# [Exercise description]
Return, exactly as written, every line from the first line of the data below through the line that contains "import plotly.graph_objects as go".
****************
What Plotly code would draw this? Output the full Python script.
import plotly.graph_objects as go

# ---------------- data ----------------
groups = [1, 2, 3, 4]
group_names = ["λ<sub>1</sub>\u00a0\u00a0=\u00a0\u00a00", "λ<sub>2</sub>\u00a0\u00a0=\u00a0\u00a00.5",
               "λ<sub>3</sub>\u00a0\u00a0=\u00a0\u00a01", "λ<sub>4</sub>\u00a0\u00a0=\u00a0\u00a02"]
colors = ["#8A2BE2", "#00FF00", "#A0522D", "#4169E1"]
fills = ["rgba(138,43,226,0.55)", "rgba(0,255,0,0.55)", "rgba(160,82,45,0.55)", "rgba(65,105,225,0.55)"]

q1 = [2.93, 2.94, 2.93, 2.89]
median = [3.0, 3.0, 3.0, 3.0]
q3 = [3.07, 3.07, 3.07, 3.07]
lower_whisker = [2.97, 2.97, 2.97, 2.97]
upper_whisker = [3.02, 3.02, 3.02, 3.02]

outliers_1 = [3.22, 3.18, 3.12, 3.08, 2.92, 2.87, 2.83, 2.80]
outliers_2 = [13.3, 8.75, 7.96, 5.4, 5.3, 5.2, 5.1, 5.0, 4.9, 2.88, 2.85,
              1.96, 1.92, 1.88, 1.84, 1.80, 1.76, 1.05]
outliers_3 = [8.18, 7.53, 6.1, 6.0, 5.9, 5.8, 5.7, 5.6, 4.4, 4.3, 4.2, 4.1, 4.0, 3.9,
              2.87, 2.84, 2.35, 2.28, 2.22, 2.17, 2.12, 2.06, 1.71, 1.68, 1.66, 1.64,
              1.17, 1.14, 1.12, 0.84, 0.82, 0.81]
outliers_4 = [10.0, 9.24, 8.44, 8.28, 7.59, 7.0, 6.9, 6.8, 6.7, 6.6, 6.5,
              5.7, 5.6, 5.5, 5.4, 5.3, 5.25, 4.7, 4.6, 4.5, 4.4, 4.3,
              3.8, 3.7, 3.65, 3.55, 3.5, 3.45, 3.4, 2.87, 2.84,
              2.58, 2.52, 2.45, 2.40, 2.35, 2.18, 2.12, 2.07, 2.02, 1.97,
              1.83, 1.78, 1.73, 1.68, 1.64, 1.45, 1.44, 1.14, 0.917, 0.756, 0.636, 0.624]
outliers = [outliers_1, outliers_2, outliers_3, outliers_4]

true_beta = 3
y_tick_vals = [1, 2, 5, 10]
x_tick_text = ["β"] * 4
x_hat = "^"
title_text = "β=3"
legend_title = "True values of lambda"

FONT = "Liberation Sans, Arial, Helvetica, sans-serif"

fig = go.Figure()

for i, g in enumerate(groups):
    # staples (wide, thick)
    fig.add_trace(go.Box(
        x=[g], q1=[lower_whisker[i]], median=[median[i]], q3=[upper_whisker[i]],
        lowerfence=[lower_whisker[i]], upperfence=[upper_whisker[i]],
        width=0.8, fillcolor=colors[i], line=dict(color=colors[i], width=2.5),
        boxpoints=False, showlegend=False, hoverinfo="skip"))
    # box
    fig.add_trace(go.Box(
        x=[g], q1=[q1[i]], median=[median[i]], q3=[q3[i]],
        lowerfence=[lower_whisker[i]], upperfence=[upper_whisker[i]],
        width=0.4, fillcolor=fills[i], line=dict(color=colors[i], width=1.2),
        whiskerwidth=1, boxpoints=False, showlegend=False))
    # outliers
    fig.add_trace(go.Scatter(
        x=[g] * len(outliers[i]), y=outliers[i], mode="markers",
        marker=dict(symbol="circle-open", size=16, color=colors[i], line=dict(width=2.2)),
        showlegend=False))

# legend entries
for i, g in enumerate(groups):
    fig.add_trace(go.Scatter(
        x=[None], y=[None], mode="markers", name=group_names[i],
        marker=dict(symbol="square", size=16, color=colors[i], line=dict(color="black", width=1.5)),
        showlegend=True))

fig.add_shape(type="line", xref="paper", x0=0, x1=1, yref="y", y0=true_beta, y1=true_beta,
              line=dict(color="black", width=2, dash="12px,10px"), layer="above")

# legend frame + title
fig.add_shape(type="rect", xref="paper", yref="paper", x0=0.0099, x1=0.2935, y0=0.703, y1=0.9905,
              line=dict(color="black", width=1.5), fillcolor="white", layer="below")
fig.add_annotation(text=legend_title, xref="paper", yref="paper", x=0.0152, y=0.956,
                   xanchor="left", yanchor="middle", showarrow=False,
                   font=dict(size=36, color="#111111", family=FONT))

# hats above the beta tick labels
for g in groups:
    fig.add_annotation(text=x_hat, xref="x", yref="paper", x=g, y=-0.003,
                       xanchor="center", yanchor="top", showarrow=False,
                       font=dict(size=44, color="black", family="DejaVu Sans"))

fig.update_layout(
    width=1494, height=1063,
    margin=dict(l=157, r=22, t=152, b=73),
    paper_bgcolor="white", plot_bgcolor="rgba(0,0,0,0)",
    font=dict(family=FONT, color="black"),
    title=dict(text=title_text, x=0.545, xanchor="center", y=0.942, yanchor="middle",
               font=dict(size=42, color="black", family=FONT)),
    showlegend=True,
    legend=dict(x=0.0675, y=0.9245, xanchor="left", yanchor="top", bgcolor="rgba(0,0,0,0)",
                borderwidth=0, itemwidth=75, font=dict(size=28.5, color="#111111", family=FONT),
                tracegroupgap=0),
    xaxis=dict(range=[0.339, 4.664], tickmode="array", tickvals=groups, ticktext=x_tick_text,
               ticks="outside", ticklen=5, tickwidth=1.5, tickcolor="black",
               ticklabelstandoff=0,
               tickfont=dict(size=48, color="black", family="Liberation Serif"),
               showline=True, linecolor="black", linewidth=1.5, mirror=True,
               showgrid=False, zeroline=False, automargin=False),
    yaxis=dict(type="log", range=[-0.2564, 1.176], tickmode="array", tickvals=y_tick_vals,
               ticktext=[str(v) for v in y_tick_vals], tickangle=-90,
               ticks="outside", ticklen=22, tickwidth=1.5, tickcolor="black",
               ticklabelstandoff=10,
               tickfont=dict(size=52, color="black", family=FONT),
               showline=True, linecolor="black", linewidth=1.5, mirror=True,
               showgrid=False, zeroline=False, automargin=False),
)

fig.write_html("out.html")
****************
# [Task output]
What Plotly code would draw this? Output the full Python script.
import plotly.graph_objects as go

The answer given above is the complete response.